# Solar information panel in the house



## budgetprepp-n (Apr 7, 2013)

I keep a close eye on my system when we have been running a lot of stuff.
Sometimes I get down to 12.4 if that happens I usually go back to the grid
until morning. - Not too often but it does happen.

If you look at the picture of my set up you will see two information panels.
The information panel shows a lot of information how many watts your using
how many watts the panels are charging, battery voltage and lots more.
I have been thinking of mounting one in house somewhere so I can see
what is going on with going outside to the solar 
Hummmmm a 12 volt outlet might a good thing also

I get to knock a hole in the wall,,,,,,,,,Cool

And I must admit that it is cool to see how many watts you are using
As I turn on different items


----------



## sideKahr (Oct 15, 2014)

Just curious. Do you need to have an electrical installation inspection done for a high capacity 12 VDC system like this?


----------



## 8301 (Nov 29, 2014)

sideKahr said:


> Just curious. Do you need to have an electrical installation inspection done for a high capacity 12 VDC system like this?
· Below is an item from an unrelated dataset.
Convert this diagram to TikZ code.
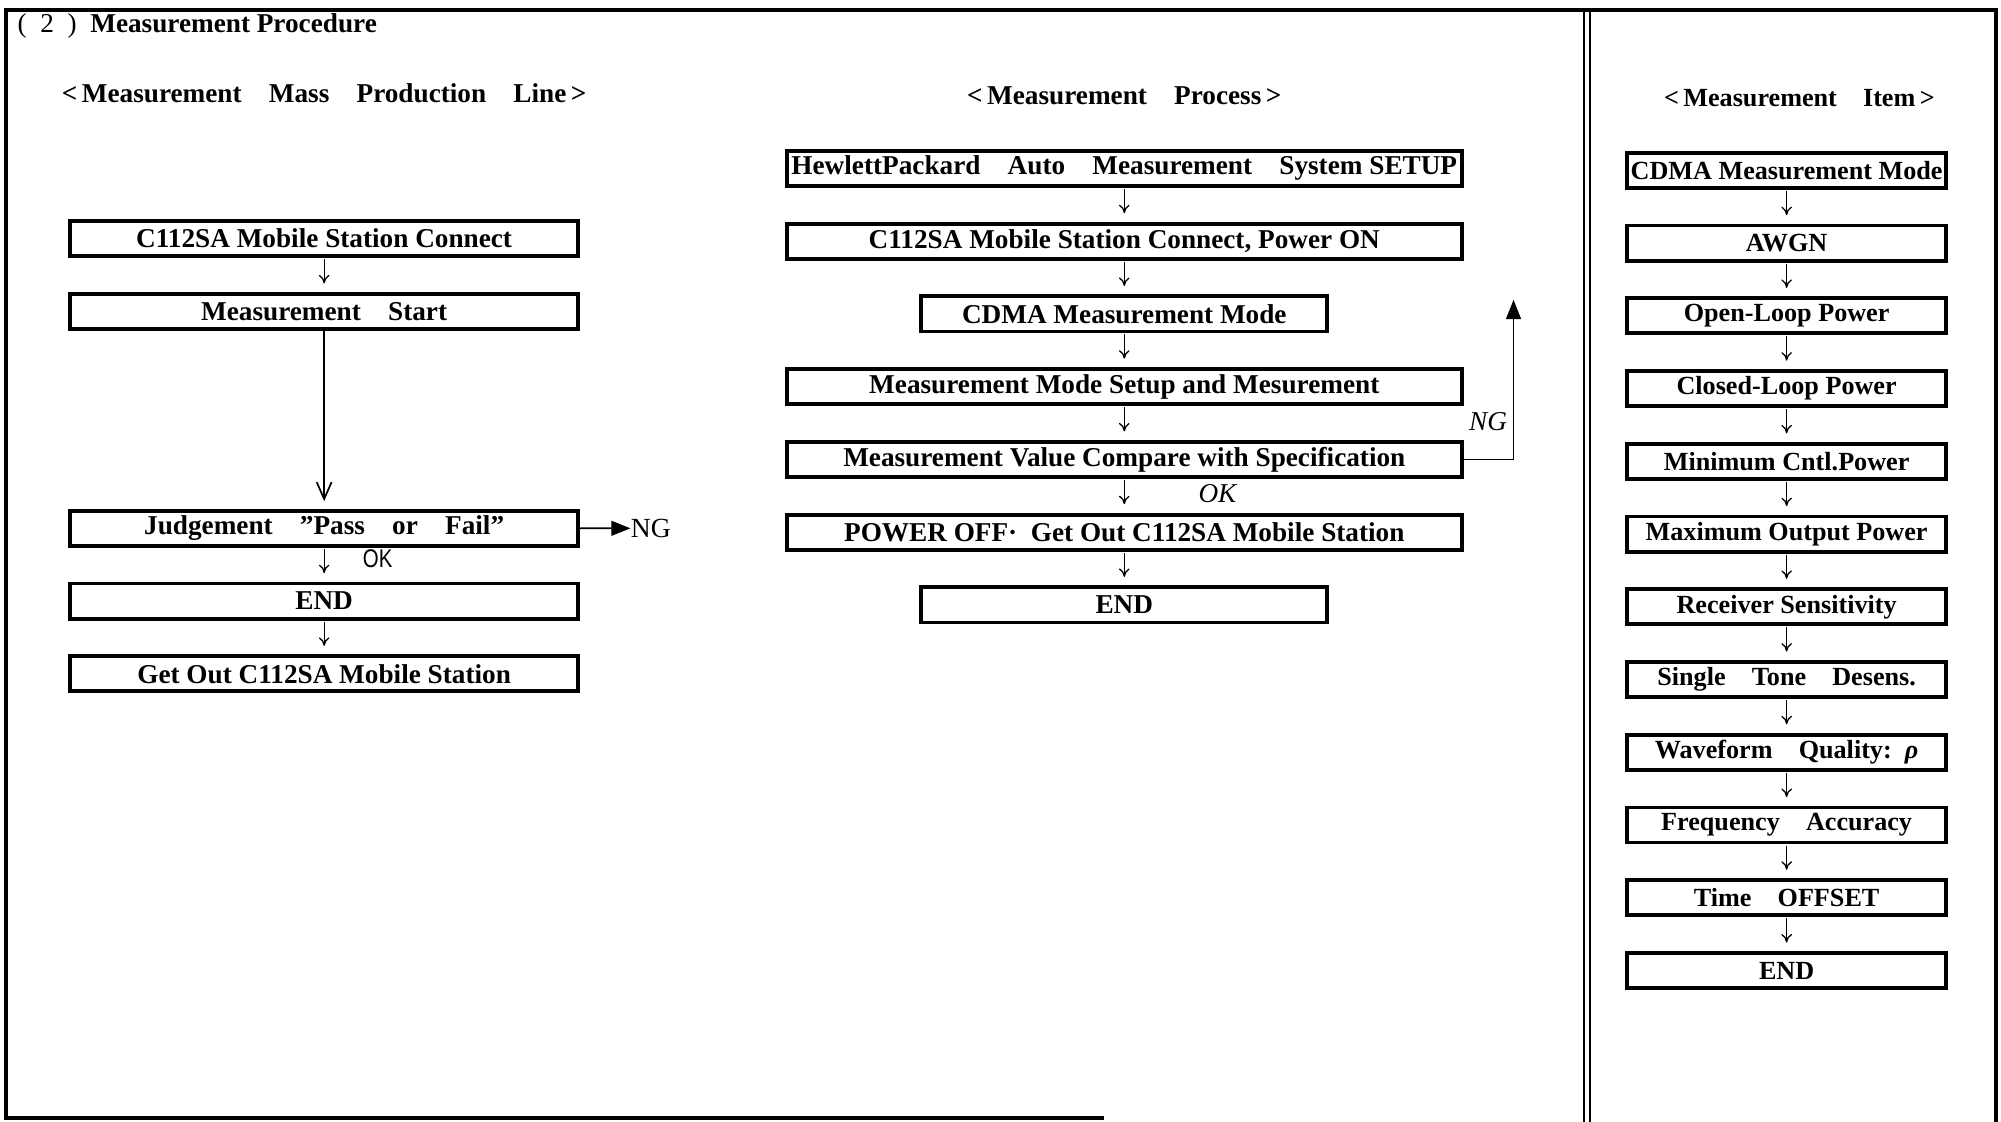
\documentclass[tikz,border=0pt]{standalone}
\usepackage{fontspec}
\setmainfont{Liberation Serif}
\newfontfamily\okfont[FakeStretch=0.8]{Liberation Sans}
\usetikzlibrary{positioning,chains,arrows.meta}

\newcommand{\boxfont}{\bfseries\fontsize{12.8}{14}\selectfont}
\newcommand{\itemfont}{\bfseries\fontsize{12.3}{14}\selectfont}

\begin{document}
\begin{tikzpicture}
        [x=0.6pt, y=-0.6pt,
          element/.style={on chain, draw, line width=1.8pt, inner sep=0pt,
            minimum height=16.5pt, text centered, font=\boxfont},
          every join/.style={-{To[length=4pt,width=5pt]}, line width=0.6pt,
            shorten <=0.5pt, shorten >=4pt},
          longarrow/.style={-{Straight Barb[length=8pt,width=7pt]}, line width=0.8pt,
            shorten <=0pt, shorten >=3.6pt},
          ngarrow/.style={-{Triangle[length=9pt,width=7pt]}, line width=0.8pt},
          node distance=15.9pt]
        \useasboundingbox (0,0) rectangle (1568,879);
        % frame
        \draw[line width=1.8pt] (865,876) -- (5,876) -- (5,8) -- (1564,8) -- (1564,879);
        \draw[line width=2.1pt] (5,8) -- (1564,8);
        \draw[line width=0.9pt] (1241,8) -- (1241,879) (1246,8) -- (1246,879);
        % headings
        \node[anchor=west, font=\boxfont] (title) at (8,20) {{\mdseries(\enspace2\enspace)}\enspace Measurement Procedure};
        \node[font=\boxfont] (hdline) at (254,73) {<\,Measurement\quad Mass\quad Production\quad Line\,>};
        \node[font=\boxfont] (hdproc) at (881,75) {<\,Measurement\quad Process\,>};
        \node[font=\itemfont] (hditem) at (1410,77) {<\,Measurement\quad Item\,>};
        % mass production line
        \begin{scope}[start chain=line going below, element/.append style={minimum width=238.8pt}]
          \node[element] (connect) at (254,187) {C112SA Mobile Station Connect};
          \node[element,join] (start) {Measurement\quad Start};
          \node[element,join=by longarrow,below=83.7pt of start] (judge) {Judgement\quad ”Pass\quad or\quad Fail”};
          \node[element,join] (lineend) {END};
          \node[element,join] (getout) {Get Out C112SA Mobile Station};
        \end{scope}
        \node[anchor=west, inner sep=0pt, font=\fontsize{13}{14}\selectfont] (ngline) at (494,414) {NG};
        \draw[ngarrow] (judge.east) -- (ngline.west);
        \node[font=\okfont\fontsize{12}{14}\selectfont] (okline) at (296,438) {OK};
        % measurement process
        \begin{scope}[start chain=proc going below, element/.append style={minimum width=317.4pt}]
          \node[element] (hpsetup) at (881,132) {HewlettPackard\quad Auto\quad Measurement\quad System SETUP};
          \node[element,join] (power) {C112SA Mobile Station Connect, Power ON};
          \node[element,join,minimum width=190.8pt] (cdma) {CDMA Measurement Mode};
          \node[element,join] (setup) {Measurement Mode Setup and Mesurement};
          \node[element,join] (compare) {Measurement Value Compare with Specification};
          \node[element,join] (poweroff) {POWER OFF·\enspace Get Out C112SA Mobile Station};
          \node[element,join,minimum width=190.8pt] (procend) {END};
        \end{scope}
        \coordinate (ngtop) at (1186,235);
        \draw[ngarrow] (compare.east) -| (ngtop);
        \node[font=\itshape\fontsize{12.8}{14}\selectfont] (ngproc) at (1166,330) {NG};
        \node[font=\itshape\fontsize{12.8}{14}\selectfont] (okproc) at (954,387) {OK};
        % measurement items
        \begin{scope}[start chain=item going below, element/.append style={minimum width=150pt, font=\itemfont}]
          \node[element] (icdma) at (1400,133.5) {CDMA Measurement Mode};
          \node[element,join] (awgn) {AWGN};
          \node[element,join] (openloop) {Open-Loop Power};
          \node[element,join] (closedloop) {Closed-Loop Power};
          \node[element,join] (minpower) {Minimum Cntl.Power};
          \node[element,join] (maxpower) {Maximum Output Power};
          \node[element,join] (rxsens) {Receiver Sensitivity};
          \node[element,join] (tone) {Single\quad Tone\quad Desens.};
          \node[element,join] (rho) {Waveform\quad Quality:\enspace\textit{ρ}};
          \node[element,join] (freq) {Frequency\quad Accuracy};
          \node[element,join] (offset) {Time\quad OFFSET};
          \node[element,join] (itemend) {END};
        \end{scope}
      \end{tikzpicture}
\end{document}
He doesn't unless it is grid tied. Since the NEC considers any voltage over 60v to be potentially fatal his house insurance may require a warning sign/sticker on the higher voltage DC lines between the solar panels and the batteries but I doubt it would be required.


----------



## 8301 (Nov 29, 2014)

It's hard to tell if you're wired for 12v or 48v so which is it? 

What is your panel array size? Just curious since I dabble in solar.


----------



## budgetprepp-n (Apr 7, 2013)

I only have 770 watts I keep everything 12 volts 
And I keep the panels wired for lower voltage that works out the best for me


----------